**REQUIRED TASK**
Include the line containing "ytick_vals = [0, 20, 40, 60, 80]" and all lines before it, repeated exactly from the listing below, without pictures.

**GIVEN INFORMATION**
┏━━
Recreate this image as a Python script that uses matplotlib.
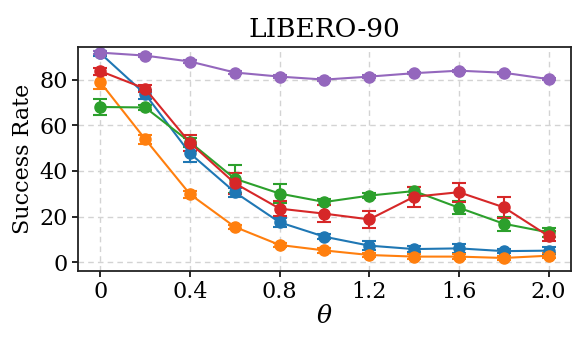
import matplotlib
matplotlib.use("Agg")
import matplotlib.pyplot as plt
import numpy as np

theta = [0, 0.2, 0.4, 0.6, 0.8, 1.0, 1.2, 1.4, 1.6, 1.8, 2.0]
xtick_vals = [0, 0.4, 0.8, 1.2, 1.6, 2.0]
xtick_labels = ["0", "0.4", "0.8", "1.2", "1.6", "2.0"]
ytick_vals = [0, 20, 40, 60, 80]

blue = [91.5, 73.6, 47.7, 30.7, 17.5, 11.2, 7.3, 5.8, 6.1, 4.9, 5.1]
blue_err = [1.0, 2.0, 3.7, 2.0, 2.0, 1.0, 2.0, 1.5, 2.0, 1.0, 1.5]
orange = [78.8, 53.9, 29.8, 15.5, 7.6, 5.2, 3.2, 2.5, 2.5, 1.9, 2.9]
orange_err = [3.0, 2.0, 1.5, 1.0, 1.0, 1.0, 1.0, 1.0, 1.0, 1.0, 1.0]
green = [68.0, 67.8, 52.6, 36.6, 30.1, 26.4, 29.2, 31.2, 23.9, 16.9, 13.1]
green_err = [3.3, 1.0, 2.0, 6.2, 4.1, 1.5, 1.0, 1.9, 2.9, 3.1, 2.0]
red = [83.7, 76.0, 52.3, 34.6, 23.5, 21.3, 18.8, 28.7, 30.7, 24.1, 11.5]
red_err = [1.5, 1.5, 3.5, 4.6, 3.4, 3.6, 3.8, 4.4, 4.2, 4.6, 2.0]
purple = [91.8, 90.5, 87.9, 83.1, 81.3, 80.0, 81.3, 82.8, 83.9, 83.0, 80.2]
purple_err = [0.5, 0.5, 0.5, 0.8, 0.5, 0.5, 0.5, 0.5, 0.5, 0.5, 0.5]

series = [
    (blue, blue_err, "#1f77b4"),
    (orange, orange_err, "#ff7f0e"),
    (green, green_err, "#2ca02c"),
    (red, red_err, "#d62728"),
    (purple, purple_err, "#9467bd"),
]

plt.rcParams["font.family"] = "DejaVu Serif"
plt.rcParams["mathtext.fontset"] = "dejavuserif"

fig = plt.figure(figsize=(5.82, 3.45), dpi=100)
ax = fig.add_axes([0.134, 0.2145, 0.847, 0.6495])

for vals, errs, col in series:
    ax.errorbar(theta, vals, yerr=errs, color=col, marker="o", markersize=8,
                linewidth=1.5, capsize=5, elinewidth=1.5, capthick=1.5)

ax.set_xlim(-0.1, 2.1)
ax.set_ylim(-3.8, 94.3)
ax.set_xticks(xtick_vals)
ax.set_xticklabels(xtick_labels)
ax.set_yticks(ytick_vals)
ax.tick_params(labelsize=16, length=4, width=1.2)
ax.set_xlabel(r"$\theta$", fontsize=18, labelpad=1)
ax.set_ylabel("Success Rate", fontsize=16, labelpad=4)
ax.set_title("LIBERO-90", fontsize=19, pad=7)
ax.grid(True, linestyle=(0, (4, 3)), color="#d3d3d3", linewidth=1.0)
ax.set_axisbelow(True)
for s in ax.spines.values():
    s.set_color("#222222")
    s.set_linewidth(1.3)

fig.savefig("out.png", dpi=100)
┗━━
**WRITTEN RESPONSE**
Recreate this image as a Python script that uses matplotlib.
import matplotlib
matplotlib.use("Agg")
import matplotlib.pyplot as plt
import numpy as np

theta = [0, 0.2, 0.4, 0.6, 0.8, 1.0, 1.2, 1.4, 1.6, 1.8, 2.0]
xtick_vals = [0, 0.4, 0.8, 1.2, 1.6, 2.0]
xtick_labels = ["0", "0.4", "0.8", "1.2", "1.6", "2.0"]
ytick_vals = [0, 20, 40, 60, 80]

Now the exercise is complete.